_EXERCISE TASK:_ Output every line of the material exactly, omitting images.

_DATASET CONTENT:_
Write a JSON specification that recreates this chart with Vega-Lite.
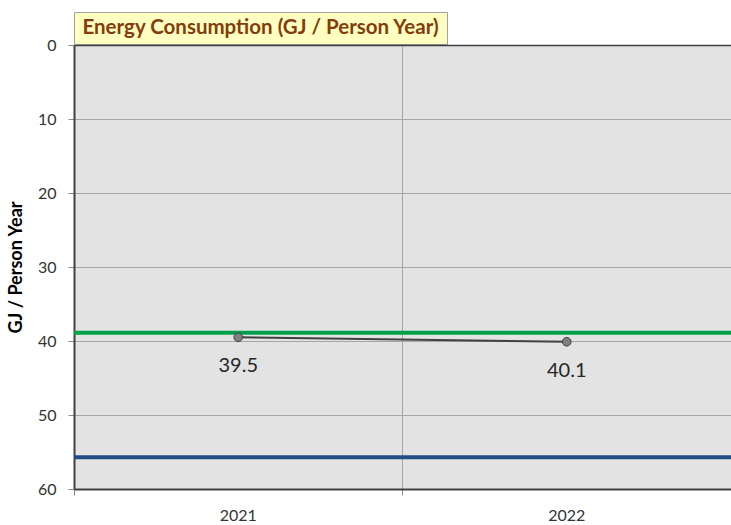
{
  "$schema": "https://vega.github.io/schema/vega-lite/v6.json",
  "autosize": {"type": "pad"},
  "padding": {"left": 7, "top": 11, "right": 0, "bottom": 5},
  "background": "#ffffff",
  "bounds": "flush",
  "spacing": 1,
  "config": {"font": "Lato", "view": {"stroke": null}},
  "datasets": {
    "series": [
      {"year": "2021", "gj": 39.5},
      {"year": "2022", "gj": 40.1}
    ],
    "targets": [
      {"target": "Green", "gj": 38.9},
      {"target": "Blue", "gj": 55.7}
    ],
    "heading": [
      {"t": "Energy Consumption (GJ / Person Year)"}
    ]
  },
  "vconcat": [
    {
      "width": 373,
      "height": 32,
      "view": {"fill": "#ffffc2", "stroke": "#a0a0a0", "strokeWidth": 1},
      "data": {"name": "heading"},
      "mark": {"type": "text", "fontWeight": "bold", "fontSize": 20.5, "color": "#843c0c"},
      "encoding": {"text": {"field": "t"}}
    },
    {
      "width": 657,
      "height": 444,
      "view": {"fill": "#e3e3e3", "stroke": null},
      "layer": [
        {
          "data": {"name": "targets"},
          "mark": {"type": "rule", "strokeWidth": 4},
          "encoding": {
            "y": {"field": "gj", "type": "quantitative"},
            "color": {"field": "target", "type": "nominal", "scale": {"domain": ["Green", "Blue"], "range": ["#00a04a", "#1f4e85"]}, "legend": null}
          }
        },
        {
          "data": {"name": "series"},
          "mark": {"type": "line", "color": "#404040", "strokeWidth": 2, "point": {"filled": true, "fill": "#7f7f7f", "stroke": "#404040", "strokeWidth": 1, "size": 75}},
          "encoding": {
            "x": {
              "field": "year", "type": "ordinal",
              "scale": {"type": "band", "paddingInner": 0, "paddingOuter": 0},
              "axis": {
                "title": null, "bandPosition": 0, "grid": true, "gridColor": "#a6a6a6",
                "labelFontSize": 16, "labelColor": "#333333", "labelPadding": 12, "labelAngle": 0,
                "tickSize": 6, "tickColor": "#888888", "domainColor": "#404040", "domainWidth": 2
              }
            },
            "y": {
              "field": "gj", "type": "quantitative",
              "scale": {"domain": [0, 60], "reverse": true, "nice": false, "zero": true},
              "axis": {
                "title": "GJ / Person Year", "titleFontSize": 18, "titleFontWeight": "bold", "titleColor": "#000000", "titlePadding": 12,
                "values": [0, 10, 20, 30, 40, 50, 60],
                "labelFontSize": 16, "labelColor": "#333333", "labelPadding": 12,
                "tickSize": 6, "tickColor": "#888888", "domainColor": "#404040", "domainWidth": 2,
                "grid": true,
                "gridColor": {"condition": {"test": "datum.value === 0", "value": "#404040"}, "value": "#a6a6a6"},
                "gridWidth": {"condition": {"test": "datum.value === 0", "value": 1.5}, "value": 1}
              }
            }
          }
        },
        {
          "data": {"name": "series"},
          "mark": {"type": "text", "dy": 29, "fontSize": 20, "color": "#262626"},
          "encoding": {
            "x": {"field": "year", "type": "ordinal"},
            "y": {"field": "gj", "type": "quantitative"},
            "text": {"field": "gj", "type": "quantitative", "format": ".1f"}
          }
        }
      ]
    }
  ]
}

_RESULT:_
Write a JSON specification that recreates this chart with Vega-Lite.
{
  "$schema": "https://vega.github.io/schema/vega-lite/v6.json",
  "autosize": {"type": "pad"},
  "padding": {"left": 7, "top": 11, "right": 0, "bottom": 5},
  "background": "#ffffff",
  "bounds": "flush",
  "spacing": 1,
  "config": {"font": "Lato", "view": {"stroke": null}},
  "datasets": {
    "series": [
      {"year": "2021", "gj": 39.5},
      {"year": "2022", "gj": 40.1}
    ],
    "targets": [
      {"target": "Green", "gj": 38.9},
      {"target": "Blue", "gj": 55.7}
    ],
    "heading": [
      {"t": "Energy Consumption (GJ / Person Year)"}
    ]
  },
  "vconcat": [
    {
      "width": 373,
      "height": 32,
      "view": {"fill": "#ffffc2", "stroke": "#a0a0a0", "strokeWidth": 1},
      "data": {"name": "heading"},
      "mark": {"type": "text", "fontWeight": "bold", "fontSize": 20.5, "color": "#843c0c"},
      "encoding": {"text": {"field": "t"}}
    },
    {
      "width": 657,
      "height": 444,
      "view": {"fill": "#e3e3e3", "stroke": null},
      "layer": [
        {
          "data": {"name": "targets"},
          "mark": {"type": "rule", "strokeWidth": 4},
          "encoding": {
            "y": {"field": "gj", "type": "quantitative"},
            "color": {"field": "target", "type": "nominal", "scale": {"domain": ["Green", "Blue"], "range": ["#00a04a", "#1f4e85"]}, "legend": null}
          }
        },
        {
          "data": {"name": "series"},
          "mark": {"type": "line", "color": "#404040", "strokeWidth": 2, "point": {"filled": true, "fill": "#7f7f7f", "stroke": "#404040", "strokeWidth": 1, "size": 75}},
          "encoding": {
            "x": {
              "field": "year", "type": "ordinal",
              "scale": {"type": "band", "paddingInner": 0, "paddingOuter": 0},
              "axis": {
                "title": null, "bandPosition": 0, "grid": true, "gridColor": "#a6a6a6",
                "labelFontSize": 16, "labelColor": "#333333", "labelPadding": 12, "labelAngle": 0,
                "tickSize": 6, "tickColor": "#888888", "domainColor": "#404040", "domainWidth": 2
              }
            },
            "y": {
              "field": "gj", "type": "quantitative",
              "scale": {"domain": [0, 60], "reverse": true, "nice": false, "zero": true},
              "axis": {
                "title": "GJ / Person Year", "titleFontSize": 18, "titleFontWeight": "bold", "titleColor": "#000000", "titlePadding": 12,
                "values": [0, 10, 20, 30, 40, 50, 60],
                "labelFontSize": 16, "labelColor": "#333333", "labelPadding": 12,
                "tickSize": 6, "tickColor": "#888888", "domainColor": "#404040", "domainWidth": 2,
                "grid": true,
                "gridColor": {"condition": {"test": "datum.value === 0", "value": "#404040"}, "value": "#a6a6a6"},
                "gridWidth": {"condition": {"test": "datum.value === 0", "value": 1.5}, "value": 1}
              }
            }
          }
        },
        {
          "data": {"name": "series"},
          "mark": {"type": "text", "dy": 29, "fontSize": 20, "color": "#262626"},
          "encoding": {
            "x": {"field": "year", "type": "ordinal"},
            "y": {"field": "gj", "type": "quantitative"},
            "text": {"field": "gj", "type": "quantitative", "format": ".1f"}
          }
        }
      ]
    }
  ]
}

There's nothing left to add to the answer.